Max Jones’ easy-on-the-eye design offers perspective as pleasantly skewed as the characters' sensibilities. The small, split space of a retirement bungalow cleverly preempts the protagonists – one half-wild with plants, the other gleamingly dull. But the fridge door isn’t far from being torn off its hinges. Tina MacHugh’s lighting complements the play superbly, transforming one single set-up from writers’ sanctuary to hellish booze-den and everything in between.
The leads of the play – and they are hardly ever offstage – are brothers Austin and Lee. Austin is an (almost) established screenwriter, typing up a tricky romantic period piece at his mother's California home whilst she's away in Alaska. But there’s a catch, one that any wordsmith with visiting relatives can identify with – his drifter brother Lee has rocked up. From the get-go their relationship provides the simmering haze of a volatile backdrop. Yet the sinister undertones of Lee’s meanderings in the desert isn’t the only thing Austin has to worry about. Lee has a film idea all of his own, and, thanks to gate-crashing a meeting with Austin’s producer, he gets a chance to pitch it. Before we know it Austin’s the one slugging whiskey and contemplating larceny while Lee’s crouching over the typewriter with all the comic confusion of a primate with an iPad.
It’s the characteristics of the brothers that raise the temperature to sweltering proportions. Bookish Austin is a cross between Elmer Fudd and Barton Fink, a man conspicuously apathetic about returning to his wife yet savagely defensive of his work. His brother Lee is more like Wolverine spliced with a homeless minotaur, roaming the stage in a long stained coat with a darkness that subverts even the blackly funny text. Yet all the while he retains a childish wonder, marveling at his skill at golf or his dreams of the big screen.
In much theatre the choreography is obliviously obvious. Lights change, actors straighten, and into the interpretive dance they go. But here Breen and the actors hit a real bull’s-eye by grafting in succulent moments of physical suspension. Torsos swivel, fingers are drawn, keys are plucked with masterful economy – each moment incorporating a witty tableau of famous Westerns. It's as if John Wayne has sauntered into a K-hole, and it's a sensational directorial choice. This theme, the self-aware cowboy, gourmandizes itself brilliantly in potentially one of the greatest Western reviews ever – Lee's description of a man’s irregular affection for his horse in Lonely Are The Brave. Hollywood is toyed with adroitly, and on the difference between a film and a movie we learn: "In our business it's making movies.
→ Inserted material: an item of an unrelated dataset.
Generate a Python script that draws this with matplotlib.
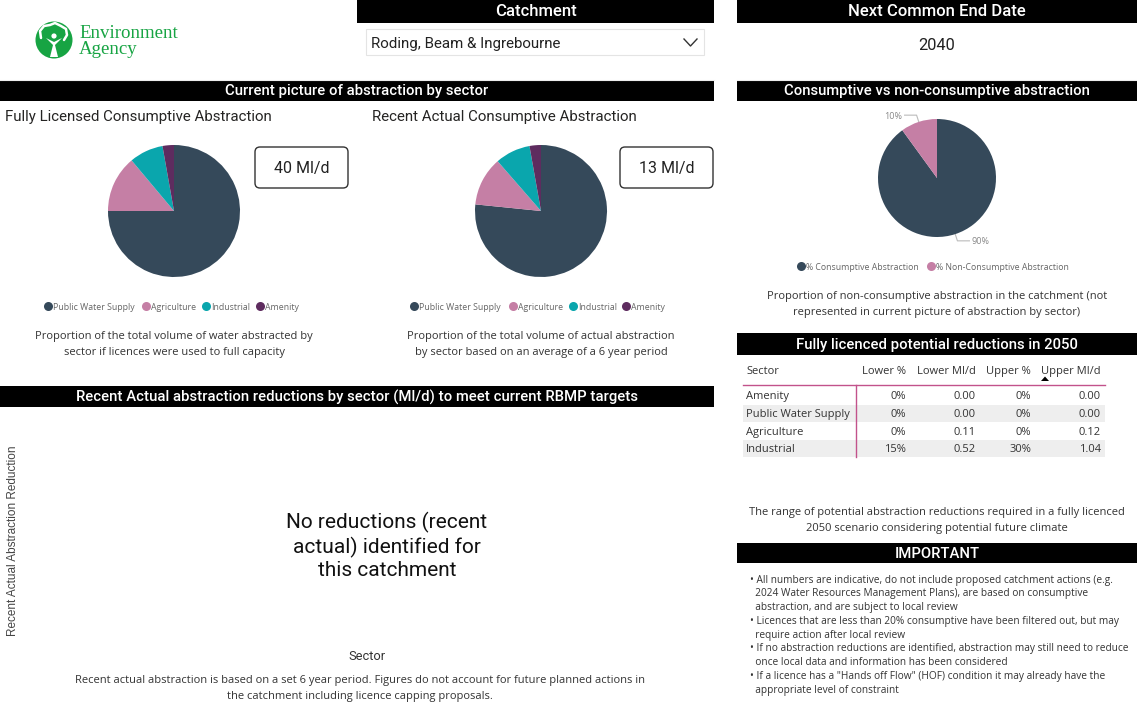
import numpy as np
import matplotlib
matplotlib.use('Agg')
import matplotlib.pyplot as plt
from matplotlib.patches import Rectangle, FancyBboxPatch, Circle, Polygon

catchment = 'Roding, Beam & Ingrebourne'
end_date = '2040'
sectors = ['Public Water Supply', 'Agriculture', 'Industrial', 'Amenity']
sector_colors = ['#35495A', '#C57FA5', '#0AA6AD', '#5E2C5F']
licensed_share = [75.0, 13.9, 8.3, 2.8]
actual_share = [76.6, 12.0, 8.6, 2.8]
licensed_total = '40 Ml/d'
actual_total = '13 Ml/d'
cons_labels = ['% Consumptive Abstraction', '% Non-Consumptive Abstraction']
cons_share = [90, 10]
cons_colors = ['#35495A', '#C57FA5']

table_cols = ['Sector', 'Lower %', 'Lower Ml/d', 'Upper %', 'Upper Ml/d']
table_sectors = ['Amenity', 'Public Water Supply', 'Agriculture', 'Industrial']
lower_pct = [0, 0, 0, 15]
lower_mld = [0.00, 0.00, 0.11, 0.52]
upper_pct = [0, 0, 0, 30]
upper_mld = [0.00, 0.00, 0.12, 1.04]

important_lines = [
    '• All numbers are indicative, do not include proposed catchment actions (e.g.',
    '  2024 Water Resources Management Plans), are based on consumptive',
    '  abstraction, and are subject to local review',
    '• Licences that are less than 20% consumptive have been filtered out, but may',
    '  require action after local review',
    '• If no abstraction reductions are identified, abstraction may still need to reduce',
    '  once local data and information has been considered',
    '• If a licence has a "Hands off Flow" (HOF) condition it may already have the',
    '  appropriate level of constraint',
]

W, H = 1137, 720
HEAD = 'Roboto'
BODY = 'Open Sans'

fig = plt.figure(figsize=(W / 100, H / 100), dpi=100)
ax = fig.add_axes([0, 0, 1, 1])
ax.set_xlim(0, W)
ax.set_ylim(H, 0)
ax.axis('off')


def header(x0, x1, y0, y1, text, size=10.7):
    ax.add_patch(Rectangle((x0, y0), x1 - x0, y1 - y0, color='black', lw=0))
    ax.text((x0 + x1) / 2, (y0 + y1) / 2 + 0.5, text, color='white', fontsize=size,
            family=HEAD, weight='medium', ha='center', va='center')


def body(x, y, text, size=8, color='#333333', ha='center', **kw):
    # small downward nudge so the visual centre sits on y
    ax.text(x, y + 1.5, text, fontsize=size, family=BODY, color=color, ha=ha, va='center', **kw)


# logo
ax.add_patch(Circle((54, 40), 18.5, color='#17A443', lw=0))
canopy = [(41, 38), (40, 31), (44, 26), (50, 25), (55, 23), (61, 26), (66, 29), (67, 35), (64, 40)]
ax.plot(*zip(*canopy), color='white', lw=1.8, solid_capstyle='round')
ax.add_patch(Polygon([(46, 38), (53, 45), (50, 57), (58, 57), (55, 45), (62, 38), (54, 42)],
                     closed=True, color='white', lw=0))
ax.add_patch(Circle((54, 36), 2.6, color='white', lw=0))
ax.text(79, 33, 'Environment', family='Liberation Serif', fontsize=13.6, color='#17A443', va='center')
ax.text(79, 50, 'Agency', family='Liberation Serif', fontsize=13.6, color='#17A443', va='center')
ax.plot([0, 714], [79.5, 79.5], color='#EEEEEE', lw=0.8)
ax.plot([737, W], [79.5, 79.5], color='#EEEEEE', lw=0.8)

# slicer and end date
header(357, 714, 0, 23, 'Catchment', 12)
ax.add_patch(Rectangle((366, 29), 338, 26, fill=False, ec='#E4E4E4', lw=0.8))
ax.text(371, 44, catchment, family=HEAD, fontsize=10.9, color='#222222', va='center')
ax.plot([684, 690.5, 697], [39, 46, 39], color='#333333', lw=1)
header(737, W, 0, 23, 'Next Common End Date', 12)
ax.text(937, 45, end_date, family=HEAD, fontsize=11.8, color='#222222', ha='center', va='center')

# section headers
header(0, 714, 80, 101, 'Current picture of abstraction by sector')
header(737, W, 80, 101, 'Consumptive vs non-consumptive abstraction')
header(737, W, 333, 355, 'Fully licenced potential reductions in 2050')
header(0, 714, 386, 407, 'Recent Actual abstraction reductions by sector (Ml/d) to meet current RBMP targets')
header(737, W, 543, 563, 'IMPORTANT')


def pie_axes(cx, cy, r):
    return fig.add_axes([(cx - r) / W, 1 - (cy + r) / H, 2 * r / W, 2 * r / H])


def fix_pie(pa):
    pa.set_xlim(-1, 1)
    pa.set_ylim(-1, 1)
    pa.axis('off')


def sector_pie(cx, title_x, title, shares, total, box_x, legend_x, caption):
    ax.text(title_x, 117, title, family=HEAD, fontsize=10.8, color='#252423', va='center')
    pa = pie_axes(cx, 211, 66)
    pa.pie(shares, colors=sector_colors, startangle=90, counterclock=False, radius=1,
           wedgeprops=dict(lw=0))
    fix_pie(pa)
    ax.add_patch(FancyBboxPatch((box_x, 147), 93, 41, boxstyle='round,pad=0,rounding_size=5',
                                fill=False, ec='#333333', lw=1))
    ax.text(box_x + 46.5, 169, total, family=HEAD, fontsize=11.5, color='#222222', ha='center', va='center')
    for lx, name, col in zip(legend_x, sectors, sector_colors):
        ax.plot(lx, 306, 'o', ms=6.5, color=col, mec='none')
        ax.text(lx + 5, 307, name, family=BODY, fontsize=6.3, color='#666666', va='center')
    body(cx, 335, caption[0], 8.0)
    body(cx, 351, caption[1], 8.0)


sector_pie(174, 5, 'Fully Licensed Consumptive Abstraction', licensed_share, licensed_total, 255,
           [48, 146, 206, 260],
           ['Proportion of the total volume of water abstracted by',
            'sector if licences were used to full capacity'])
sector_pie(541, 372, 'Recent Actual Consumptive Abstraction', actual_share, actual_total, 620,
           [414, 513, 573, 626],
           ['Proportion of the total volume of actual abstraction',
            'by sector based on an average of a 6 year period'])

# consumptive vs non-consumptive pie
ccx, ccy, cr = 937, 178, 59
pc = pie_axes(ccx, ccy, cr)
wedges, _ = pc.pie(cons_share, colors=cons_colors, startangle=90, counterclock=False,
                   radius=1, wedgeprops=dict(lw=0))
fix_pie(pc)
for w, share in zip(wedges, cons_share):
    mid = np.deg2rad((w.theta1 + w.theta2) / 2)
    ex, ey = ccx + cr * np.cos(mid), ccy - cr * np.sin(mid)
    bx, by = ccx + 1.12 * cr * np.cos(mid), ccy - 1.12 * cr * np.sin(mid)
    side = 1 if np.cos(mid) > 0 else -1
    tx = bx + side * 12
    ax.plot([ex, bx, tx], [ey, by, by], color='#BBBBBB', lw=0.8)
    ax.text(tx + side * 2, by + 1, f'{share}%', family=BODY, fontsize=6.5, color='#888888',
            ha='left' if side > 0 else 'right', va='center')
for lx, name, col in zip([801, 931], cons_labels, cons_colors):
    ax.plot(lx, 266, 'o', ms=6.5, color=col, mec='none')
    ax.text(lx + 5, 267, name, family=BODY, fontsize=6.3, color='#666666', va='center')
body(937, 295, 'Proportion of non-consumptive abstraction in the catchment (not', 8.0)
body(937, 311, 'represented in current picture of abstraction by sector)', 8.0)

# reductions table
col_right = [None, 906, 976, 1031, 1101]
row_y = [395, 413, 431, 448]
TS = 8.0
for name, rx in zip(table_cols, col_right):
    if rx is None:
        body(746, 370, name, TS, '#333333', ha='left')
    else:
        body(rx, 370, name, TS, '#333333', ha='right')
ax.add_patch(Polygon([(1041, 381), (1049, 381), (1045, 376.5)], closed=True, color='black', lw=0))
for i, y in enumerate(row_y):
    if i % 2 == 1:
        ax.add_patch(Rectangle((743, y - 8.3), 362, 17.6, color='#EEEEEE', lw=0))
    body(746, y, table_sectors[i], TS, '#333333', ha='left')
    body(906, y, f'{lower_pct[i]}%', TS, '#333333', ha='right')
    body(976, y, f'{lower_mld[i]:.2f}', TS, '#333333', ha='right')
    body(1031, y, f'{upper_pct[i]}%', TS, '#333333', ha='right')
    body(1101, y, f'{upper_mld[i]:.2f}', TS, '#333333', ha='right')
ax.plot([743, 1105], [385, 385], color='#C2528B', lw=1)
ax.plot([856, 856], [385, 457], color='#C2528B', lw=1)
body(937, 511, 'The range of potential abstraction reductions required in a fully licenced', 8.0)
body(937, 527, '2050 scenario considering potential future climate', 8.0)

# important notes
for i, line in enumerate(important_lines):
    body(750, 578.5 + i * 13.8, line, 7.25, '#333333', ha='left')

# empty reductions chart
ax.text(13, 541, 'Recent Actual Abstraction Reduction', family='Liberation Sans', fontsize=8.5,
        color='#444444', rotation=90, ha='center', va='center')
ax.text(387, 546, 'No reductions (recent\nactual) identified for\nthis catchment', family=HEAD,
        fontsize=15, color='#111111', ha='center', va='center', linespacing=1.2)
ax.text(367, 656, 'Sector', family=HEAD, fontsize=9.3, color='#333333', ha='center', va='center')
body(360, 679, 'Recent actual abstraction is based on a set 6 year period. Figures do not account for future planned actions in', 8.0)
body(360, 695, 'the catchment including licence capping proposals.', 8.0)

fig.savefig('out.png', dpi=100)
American movies. Leave the films to the French."
The locomotive pace of the piece barely lags; neither does the billowing emotion ever become too maudlin. Eugene O’Hare’s Austin not only rustles up a singing voice worthy of any campfire, but is often hypnotic, particularly with a tale about his father's false teeth. Yet it is Alex Ferns as Lee who is quickest on the draw; and his draw is spellbinding. His eye gleams like a sixpence spun in the sun, his raging stamina delights while his rasping, somehow delicate voice terrorises.
Towards the play’s end the brothers try to re-write a clichéd line for their new screenplay. “I know this prairie like the back of my hand” is amended to “I am on intimate terms with this prairie.” It’s a dead-on example of that near-invisible line between what is unique dialogue and what is utter bull. Thankfully there’s no such line in this production. Shepard's poetry snags us with the most effortless of tosses, before hogtying us and leaving us as willing captives on the tracks.